▶ **TASK STATEMENT**:
Begin at the first line of the data and copy each line through the one containing "plt.rcParams['font.weight'] = 'bold'", that line included, with no pictures.

▶ **SUPPLIED INFORMATION**:

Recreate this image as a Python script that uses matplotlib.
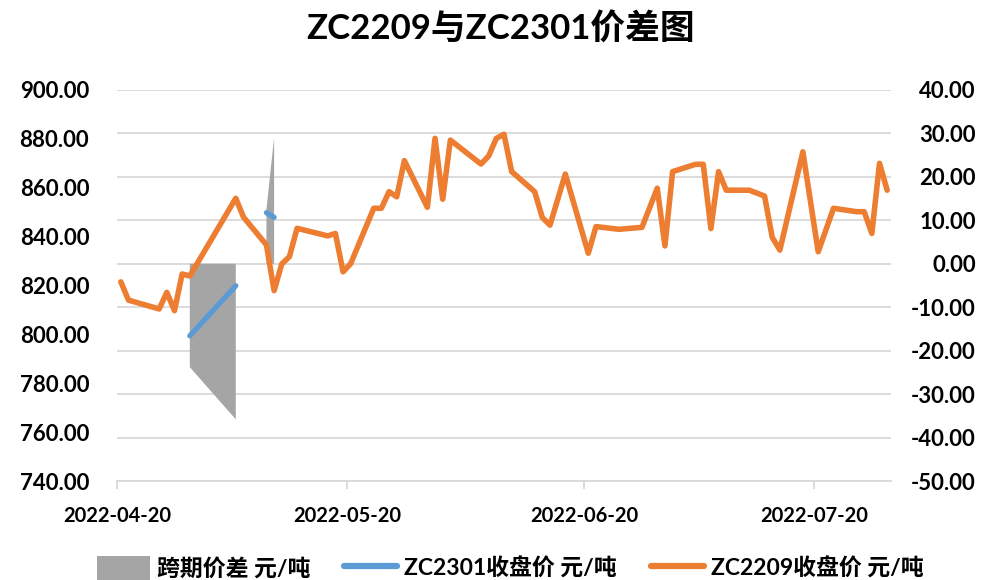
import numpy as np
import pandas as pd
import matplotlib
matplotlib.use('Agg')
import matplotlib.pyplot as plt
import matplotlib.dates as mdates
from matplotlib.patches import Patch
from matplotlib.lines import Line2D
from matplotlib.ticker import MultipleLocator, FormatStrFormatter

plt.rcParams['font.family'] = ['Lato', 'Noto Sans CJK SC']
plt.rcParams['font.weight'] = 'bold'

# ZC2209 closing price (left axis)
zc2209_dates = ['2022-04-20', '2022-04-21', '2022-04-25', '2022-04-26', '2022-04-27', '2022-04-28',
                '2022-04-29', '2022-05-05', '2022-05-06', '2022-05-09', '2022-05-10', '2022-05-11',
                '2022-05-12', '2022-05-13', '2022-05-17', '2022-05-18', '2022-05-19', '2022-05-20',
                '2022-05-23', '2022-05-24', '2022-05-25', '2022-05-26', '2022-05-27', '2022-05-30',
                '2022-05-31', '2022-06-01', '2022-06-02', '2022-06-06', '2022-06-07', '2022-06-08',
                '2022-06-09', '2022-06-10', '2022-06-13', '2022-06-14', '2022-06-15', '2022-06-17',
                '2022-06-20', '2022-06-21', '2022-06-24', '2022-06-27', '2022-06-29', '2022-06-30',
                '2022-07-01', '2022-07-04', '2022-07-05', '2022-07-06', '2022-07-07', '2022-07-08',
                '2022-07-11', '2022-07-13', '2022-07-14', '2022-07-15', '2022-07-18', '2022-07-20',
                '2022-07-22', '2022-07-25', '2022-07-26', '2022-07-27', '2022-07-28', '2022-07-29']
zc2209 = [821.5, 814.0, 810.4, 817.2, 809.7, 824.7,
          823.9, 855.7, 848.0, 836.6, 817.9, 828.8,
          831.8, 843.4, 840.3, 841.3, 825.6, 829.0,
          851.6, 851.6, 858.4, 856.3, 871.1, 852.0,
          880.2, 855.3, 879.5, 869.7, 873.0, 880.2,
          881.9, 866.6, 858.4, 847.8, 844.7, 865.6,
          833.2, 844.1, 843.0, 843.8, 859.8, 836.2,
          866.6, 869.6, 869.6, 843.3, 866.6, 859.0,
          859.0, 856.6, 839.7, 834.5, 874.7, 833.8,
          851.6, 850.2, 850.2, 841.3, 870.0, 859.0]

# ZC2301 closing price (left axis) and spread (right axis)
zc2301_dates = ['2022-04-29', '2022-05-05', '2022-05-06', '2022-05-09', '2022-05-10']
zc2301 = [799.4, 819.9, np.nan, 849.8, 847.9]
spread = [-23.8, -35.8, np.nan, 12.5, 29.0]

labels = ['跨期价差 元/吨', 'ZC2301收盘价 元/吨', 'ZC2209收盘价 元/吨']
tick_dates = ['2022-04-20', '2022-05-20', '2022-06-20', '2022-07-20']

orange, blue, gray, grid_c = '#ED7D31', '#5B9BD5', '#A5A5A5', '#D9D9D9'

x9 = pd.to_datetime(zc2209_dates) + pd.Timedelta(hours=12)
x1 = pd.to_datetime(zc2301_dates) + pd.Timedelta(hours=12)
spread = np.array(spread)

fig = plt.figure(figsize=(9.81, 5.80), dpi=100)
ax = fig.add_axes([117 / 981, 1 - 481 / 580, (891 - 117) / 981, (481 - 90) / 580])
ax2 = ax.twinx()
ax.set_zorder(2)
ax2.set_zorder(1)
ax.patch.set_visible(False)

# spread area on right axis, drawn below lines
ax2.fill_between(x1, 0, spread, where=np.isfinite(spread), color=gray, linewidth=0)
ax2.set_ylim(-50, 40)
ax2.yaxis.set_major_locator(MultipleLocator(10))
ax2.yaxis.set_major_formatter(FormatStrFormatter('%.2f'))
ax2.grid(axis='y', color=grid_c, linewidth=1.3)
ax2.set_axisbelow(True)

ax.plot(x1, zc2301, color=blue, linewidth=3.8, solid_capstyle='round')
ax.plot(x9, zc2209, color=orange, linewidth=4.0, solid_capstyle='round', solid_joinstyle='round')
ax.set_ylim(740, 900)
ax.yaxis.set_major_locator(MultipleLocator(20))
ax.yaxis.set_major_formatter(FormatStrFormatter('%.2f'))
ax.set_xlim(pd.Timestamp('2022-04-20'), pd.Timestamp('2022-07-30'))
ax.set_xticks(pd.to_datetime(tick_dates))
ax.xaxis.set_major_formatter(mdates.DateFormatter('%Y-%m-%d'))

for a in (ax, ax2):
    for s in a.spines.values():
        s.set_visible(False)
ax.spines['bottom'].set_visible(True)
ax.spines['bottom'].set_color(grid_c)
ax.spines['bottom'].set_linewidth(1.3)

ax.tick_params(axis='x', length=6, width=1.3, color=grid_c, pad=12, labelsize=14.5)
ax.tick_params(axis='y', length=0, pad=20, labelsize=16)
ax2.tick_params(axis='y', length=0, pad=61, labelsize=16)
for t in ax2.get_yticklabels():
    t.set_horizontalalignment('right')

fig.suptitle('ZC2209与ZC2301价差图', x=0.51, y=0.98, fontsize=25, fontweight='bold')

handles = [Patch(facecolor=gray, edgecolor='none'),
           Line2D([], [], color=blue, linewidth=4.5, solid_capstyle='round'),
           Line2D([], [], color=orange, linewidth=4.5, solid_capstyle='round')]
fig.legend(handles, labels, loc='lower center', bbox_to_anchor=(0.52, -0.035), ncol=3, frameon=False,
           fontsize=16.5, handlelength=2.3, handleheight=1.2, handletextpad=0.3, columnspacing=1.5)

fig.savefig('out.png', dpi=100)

▶ **WRITTEN ANSWER**:
Recreate this image as a Python script that uses matplotlib.
import numpy as np
import pandas as pd
import matplotlib
matplotlib.use('Agg')
import matplotlib.pyplot as plt
import matplotlib.dates as mdates
from matplotlib.patches import Patch
from matplotlib.lines import Line2D
from matplotlib.ticker import MultipleLocator, FormatStrFormatter

plt.rcParams['font.family'] = ['Lato', 'Noto Sans CJK SC']
plt.rcParams['font.weight'] = 'bold'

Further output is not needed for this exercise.